Luego, al mediodía, salía del chamizo una negra con un pañuelo y una falda de colorines ―esa era yo―, y entonces el barquero hacía su aparición como si viniera de pescar. Llegaba con cachaza, el motor al ralentí y el pescado en un caldero, ya digo, precisamente como si viniera de pescarlo, pero era mentira; era del que llevaban al hotel, una vez descongelado y tras los convenientes arreglos. Si cogíamos algo, y yo a veces, por la mañana, lo hacía, lo escondía por allí y me lo comía sola; bueno, al barquerito también le invitaba. Cuando se iban los turistas y me quedaba otra vez sola por la tarde, recogiéndolo todo, me lo comía, porque el pescado de aquella parte era buenísimo, no como el que les dábamos a ellos, y eso que se hacían lenguas. Claro, verlo freír en una sartén en una hoguera es algo que impresiona mucho a quien está todo el día y todo el año en una de sus enormes ciudades, porque nosotros hacíamos una hoguera delante del chiringuito echándole mucho teatro, y con una sartén y aceite llenábamos unas grandes fuentes de peces dorados con un aspecto inmejorable.
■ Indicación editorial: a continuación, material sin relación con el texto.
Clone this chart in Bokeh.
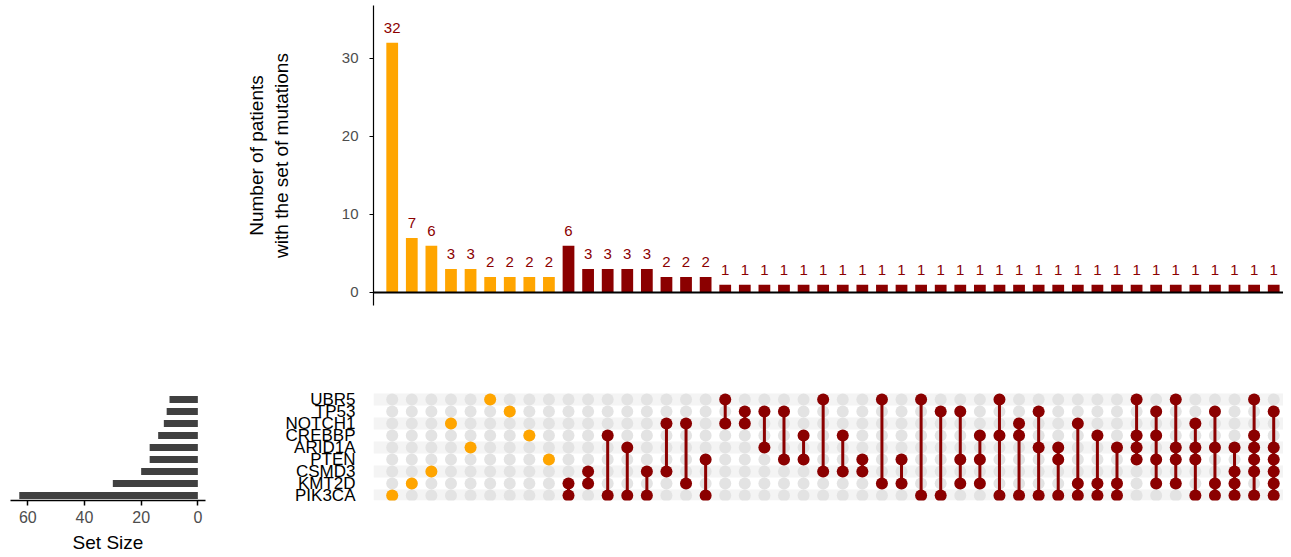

Yo estaba el día entero cocinando como una negra, humo, humo y humo, y poniendo daiquiris y entorchados y asando cocos. A los cocos pequeños, cuando están aún un poco verdes, se les hace un agujero y se tira el sarazo, aunque también te lo puedes beber. Luego se asan entre las brasas de la hoguera, se les deja allí un rato hasta que se hacen, y acto seguido se abren, y lo de dentro, lo blanco, se limpia y corta en gajos que se colocan simétricamente encima de un plato; si lo adornas con más gajos de mango, el éxito está asegurado. A veces, cuando alguien me lo pedía, también hacía un arroz que nos había enseñado a hacer uno de los cocineros del hotel a las negras que estábamos en las islas, un arroz con muchos chipi chipis, guacucos, perlitas y calamares, un arroz con pescado y sobres de colorante. Lo hacía en la hoguera y los primeros días se me quemó demasiado la parte de abajo, pero luego aprendí que si ponía una chapa encima del fuego se hacía mucho mejor y más uniformemente y ya no hubo problemas, a los turistas les gustaba mucho y dejaban unas propinas monumentales. Una vez una rubia, una catira de aquellas, me dio un beso al despedirse, me sonrió y me dijo unas cuantas palabras en una extraña lengua. Las palabras no las entendí pero me dio igual, lo que dijo estuvo muy claro. Era una persona mayor, tendría como cuarenta años, y yo le debí de inspirar sabe Dios qué sentimientos.